Berbicara mengenai potensi anak bangsa, maka kita dituntut untuk mampu terlebih dahulu memenuhi hak mereka. Sesuai dengan ketetapan Dewan Anak Indonesia tahun 2012, bahwa setiap anak, wajib memiliki atau mendapatkan empat haknya, yaitu hak hidup, hak tumbuh kembang, hak perlindungan dan hak partisipasi. Manakala keempat hak tersebut tak terpenuhi, maka potensi anak tersebut tak dapat dimaksimalkan, serta tak dapat didayagunakan. Anak sebagai generasi pembaharu bangsa ini adalah bibit- bibit manusia berkualitas yang nantinya akan menggantikan seluruh aspek dan sendi kehidupan bernegara dan menciptakan produk hukum yang berpengaruh terhadap dimensi kehidupan masyarakat. Apabila sejak dini anak- anak tersebut tak dibina dengan baik, maka bekal yang mereka miliki akan sangat minim dan tak qualifield.
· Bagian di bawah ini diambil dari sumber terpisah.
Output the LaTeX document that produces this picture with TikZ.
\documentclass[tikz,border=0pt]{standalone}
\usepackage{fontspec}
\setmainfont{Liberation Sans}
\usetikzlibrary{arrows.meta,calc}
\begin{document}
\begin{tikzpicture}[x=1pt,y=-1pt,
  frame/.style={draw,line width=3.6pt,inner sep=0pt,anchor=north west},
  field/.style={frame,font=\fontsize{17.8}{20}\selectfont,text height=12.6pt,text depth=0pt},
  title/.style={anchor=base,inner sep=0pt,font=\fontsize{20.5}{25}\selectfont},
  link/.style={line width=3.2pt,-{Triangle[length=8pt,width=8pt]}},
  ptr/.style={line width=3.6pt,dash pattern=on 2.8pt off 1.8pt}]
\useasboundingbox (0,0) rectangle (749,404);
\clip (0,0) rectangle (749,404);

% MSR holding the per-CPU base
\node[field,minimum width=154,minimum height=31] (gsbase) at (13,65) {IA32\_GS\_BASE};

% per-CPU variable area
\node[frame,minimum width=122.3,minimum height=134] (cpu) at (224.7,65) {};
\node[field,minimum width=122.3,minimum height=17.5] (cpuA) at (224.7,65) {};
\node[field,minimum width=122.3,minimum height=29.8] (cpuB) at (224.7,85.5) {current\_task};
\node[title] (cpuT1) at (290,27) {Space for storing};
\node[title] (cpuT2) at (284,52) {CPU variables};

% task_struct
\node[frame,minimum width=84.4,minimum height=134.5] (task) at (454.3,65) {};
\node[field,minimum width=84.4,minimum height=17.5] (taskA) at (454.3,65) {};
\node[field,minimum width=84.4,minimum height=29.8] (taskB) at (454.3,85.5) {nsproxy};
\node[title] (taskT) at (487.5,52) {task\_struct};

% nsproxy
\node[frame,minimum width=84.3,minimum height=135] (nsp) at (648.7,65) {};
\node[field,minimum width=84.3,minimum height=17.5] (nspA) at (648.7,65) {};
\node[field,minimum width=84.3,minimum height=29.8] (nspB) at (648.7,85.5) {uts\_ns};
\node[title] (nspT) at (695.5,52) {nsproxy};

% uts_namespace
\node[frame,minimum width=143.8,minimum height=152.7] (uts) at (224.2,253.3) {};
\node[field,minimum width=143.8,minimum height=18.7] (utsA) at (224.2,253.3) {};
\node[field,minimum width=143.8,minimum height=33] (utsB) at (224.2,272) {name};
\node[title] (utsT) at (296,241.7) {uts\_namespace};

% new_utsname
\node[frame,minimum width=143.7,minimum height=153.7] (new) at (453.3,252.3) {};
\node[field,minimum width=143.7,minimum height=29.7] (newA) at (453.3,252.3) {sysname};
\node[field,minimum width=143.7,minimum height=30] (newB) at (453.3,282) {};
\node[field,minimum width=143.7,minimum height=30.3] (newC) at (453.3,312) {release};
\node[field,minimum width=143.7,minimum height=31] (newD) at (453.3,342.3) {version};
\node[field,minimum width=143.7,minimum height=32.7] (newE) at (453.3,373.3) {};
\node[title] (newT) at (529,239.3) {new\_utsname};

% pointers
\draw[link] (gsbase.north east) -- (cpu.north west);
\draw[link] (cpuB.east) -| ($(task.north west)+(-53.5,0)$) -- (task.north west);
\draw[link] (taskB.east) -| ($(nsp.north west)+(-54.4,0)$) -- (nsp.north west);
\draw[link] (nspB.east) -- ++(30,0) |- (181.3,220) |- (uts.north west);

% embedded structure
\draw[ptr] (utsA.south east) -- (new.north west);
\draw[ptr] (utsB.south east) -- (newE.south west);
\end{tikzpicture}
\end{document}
Oleh karena itu, sebagai mahasiswa, tidak hanya mampu untuk orasi aksi dan turun ke jalan. Menggugat kebijakan pemerintah adalah hal yang gampang, namun menciptakan calon pemerintah itulah yang tak mudah, tapi disitulah letak esensi dari peran mahasiswa sesungguhnya. Mahasiswa dapat memaksimalkan jaringan dan akses yang ia miliki untuk membentuk potensi anak bangsa, misalnya dengan pendampingan anak- anak pada saat menghadapi ulangan dan UAS, advokasi anak- anak jalanan, serta mengadakan berbagai macam pelatihan untuk membentuk soft skill anak- anak tersebut.
Itulah hakikat peran mahasiswa sesungguhnya, dimana hegemoni kepemimpinan negara berada ditangan mereka. Ibarat negara itu terdiri dari pilar- pilar, maka anak- anak adalah pilar dasar (basic), mahasiswa sebagai pilar penegak (middle), dan orang tua sebagai payung perlindungannya (top action). Apabila sejak dini mereka tak dibina, maka keberlanjutan pemahaman mereka untuk ke tahap selanjutnya akan tak berimbang, lantaran pembinaan tak dilakukan dari awal. Inilah esensi yang seharusnya dipahami oleh setiap elemen mahasiswa, dimana peran mereka tidak hanya berkutat pada decision maker, namun justru kepada orientasi pembantukan karakter anak bangsa dengan memenuhi setiap hak yang wajib dimiliki oleh setiap anak Indonesia, agar terciptanya kehidupan rakyat Indonesia yang berdaulat, adil dan makmur, serta dapat mampu menciptakan generasi emas Indonesia dalam peradaban dunia.

*Disusun untuk mengikuti Lomba Mini Essay HIMPS Universitas Diponegoro dalam rangka Hari Anak Nasional 2012.